Ravin’s workouts are short, hyper-intentional, and hyper-intense. An NBA coach can run a three-hour practice full of yelling, endless and mindless sprinting, and micromanaging, and the players have to be there regardless of how well the practice is run. Nobody is required, however, to work out with Ravin. But from Anthony to Dwight Howard to LeBron James himself to a veritable All-Star team of NBA players, all return to Ravin voluntarily because of his affable approach: knowing the sheer hectic-ness of players’ schedules, Ravin makes it a point to not get angry if a player is late to a session; his intentional drills expand and diversify their basketball skills in ways that nobody else does. Think of it like an after-school tutoring session, but for PhD candidates only.

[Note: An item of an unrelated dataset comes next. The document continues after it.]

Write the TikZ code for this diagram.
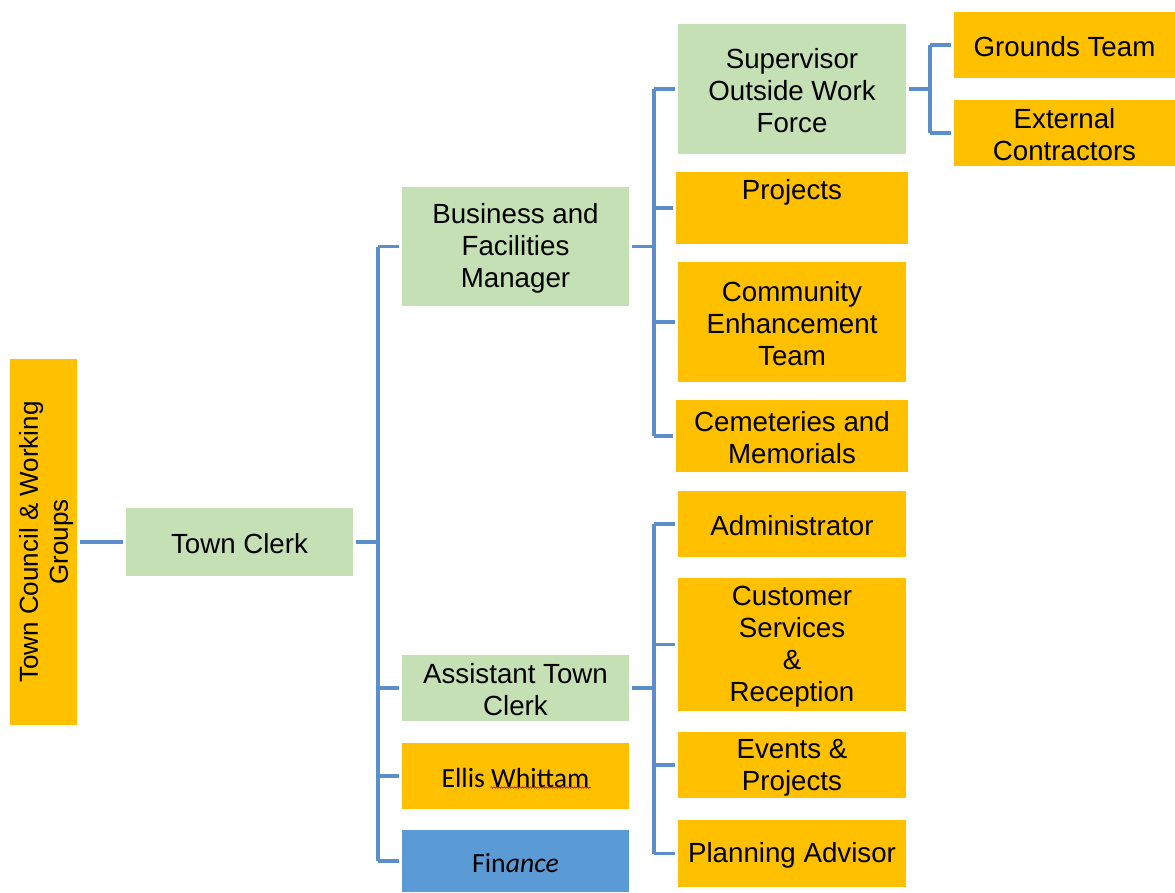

What I find inspiring about Ravin’s story, now laid out for us in this year’s riveting The Hoops Whisperer, is that he has attained his career without the help of any connections or hook-ups. An uninspired lawyer by day, Ravin has always pursued excellence in basketball–whether as a youth player or improving the games of the world’s best–with a full-hearted and singular passion. It was unwavering passion and love for the game of basketball that kept Ravin hooked on it as he first coached a youth basketball team after work, and then finally worked out his first college players, and then finally worked out his first professional players, and all the way up to becoming a confidant of a player of Carmelo’s stature.

Ravin put in decades of work before earning his first paycheck in basketball, a tale of admirable and foolhardy tenacity that served to genuinely inspire me to stick to the craft of writing with an iota of the passion that Ravin has for basketball.

At these elite heights of the game, finding ways to improve a player’s already considerable skills is simply not a job for a muscle-bound, testosterone-flooded shouter. In order to actually teach these superstars new dimensions to the game of basketball, Ravin’s approach must be holistic, and usually teeters into the zen. He writes:

Training isn’t confined to a gym. It can mean late nights at home taking notes, eyes on the television during a player’s West Coast road trip; responding to the flurry of text messages after a shitty game; reminding them to do what’s in their best interest; reinforcing the principles we spent an off-season refining; listening when frustrations bubble; offering advice when their personal lives hit a rough patch; lifting spirits on bad days and humbling egos on good days; sitting in Tibetan silence on long flights and car rides because they wanted company, not conversation; attending their birthday celebrations, weddings, and guest appearances to show my unwavering support.

That sounds like a lot of work just to get to Ravin’s one-hour training sessions. It is a lot of work. But if you want to be a master craftsman at something, anything–for Ravin, it so happens to be teaching basketball–you must throw your whole life into the cause.